Schauen wir nun einmal, in welchen konkreten Abhängigkeiten der Niedermeyer in Berghausen zum Ende des Mittelalters stand, welche Abgaben er leisten musste und vor allem auch welchen gesellschaftlichen Status der Hof inne hatte. Aus einer Aufstellung aus dem Jahre 1556 erfahren wir zunächst, dass der Bauer zu dieser Zeit Diederich hieß. Der Hof wird mittlerweile nicht mehr "Meyer" sondern "Niedermeyer" genannt. Selbstverständlich finden wir zu dieser Zeit auch den Hof Obermeyer in Berghausen. Beide zusammen dürften ursprünglich der "Meyerhof" gewesen sein. Sie werden mittlerweile "heelspänner" genannt. Grob übersetzt bedeutet dies, dass sie zu den größten Höfen zählten, über dementsprechend viel Land verfügten und auch viele Dienste und Abgaben dafür leisten mussten. Der Hof verfügte über viele Ländereien, aber nur über wenig Vieh. Vier Schweine mästete Bauer Niedermeyer im Jahr, und zwei dieser vier Schweine musste er seinem Grundherrn abgeben. Beim Bauern Obermeier war es übrigens genau das selbe. 

Schauen wir einmal genauer auf die Dienste und Abgaben des Hofes Niedermeyer in Beghausen. Jede Woche musste der Niedermeyer einen Tag mit zwei Pferden für den Grundherren - in diesem Falle das Haus Ravensberg - arbeiten oder aber zwei Goldgulden bezahlen. Geld war knapp, also wird der Bauer jede Woche einen Knecht und zwei Pferde abgestellt haben. Zudem musste Bauer Niedermeyer noch seine Abgaben bezahlen: Große Mengen an Roggen, Gerste und Hafer wurden fällig, dazu pro Jahr: 2 Schlachtkühe, 2 Schweine und 2 Hühner. Außerdem gab der Hof noch 2 ½ Schillinge an die Kirche in Borgholzhausen und den selben Betrag an die Kirche von Bockhorst.
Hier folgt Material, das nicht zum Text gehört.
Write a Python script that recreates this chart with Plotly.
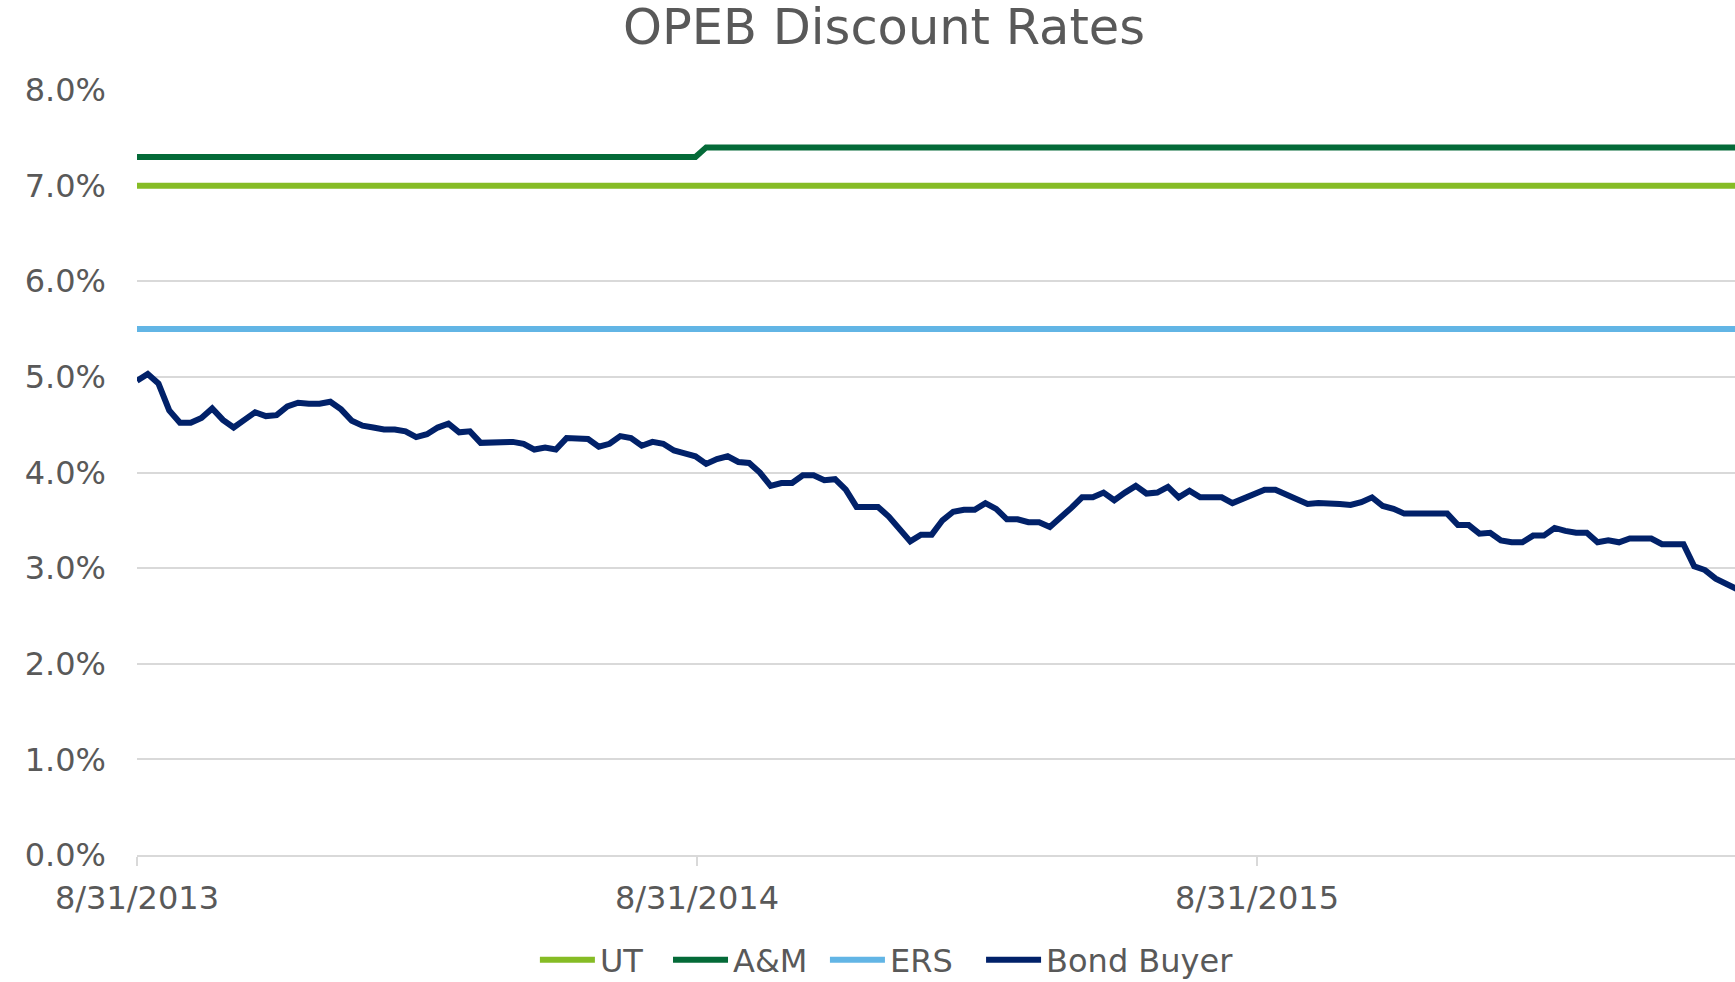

Der Rechtsstatus der Höfe, die Abhängigkeit vom Adel, blieb noch Jahrhunderte lang bestehen. Die Bauern hatten nur ein eingeschränktes Nutzungsrecht an ihren Höfen. Sie durften etwa keine Ländereien verkaufen, keine Kredite aufnehmen und waren auch kaum imstande, in die Kultivierung der umliegenden Ländereien zu investieren. Erst mit der Aufhebung der Hörigkeit im frühen 19. Jahrhundert wurden die Bauern frei und Eigentümer ihrer Ländereien. Nun erst wurde die Masse des weithin noch unbebauten Landes bearbeitet und es entstand jene Kulturlandschaft, die wir noch heute kennen.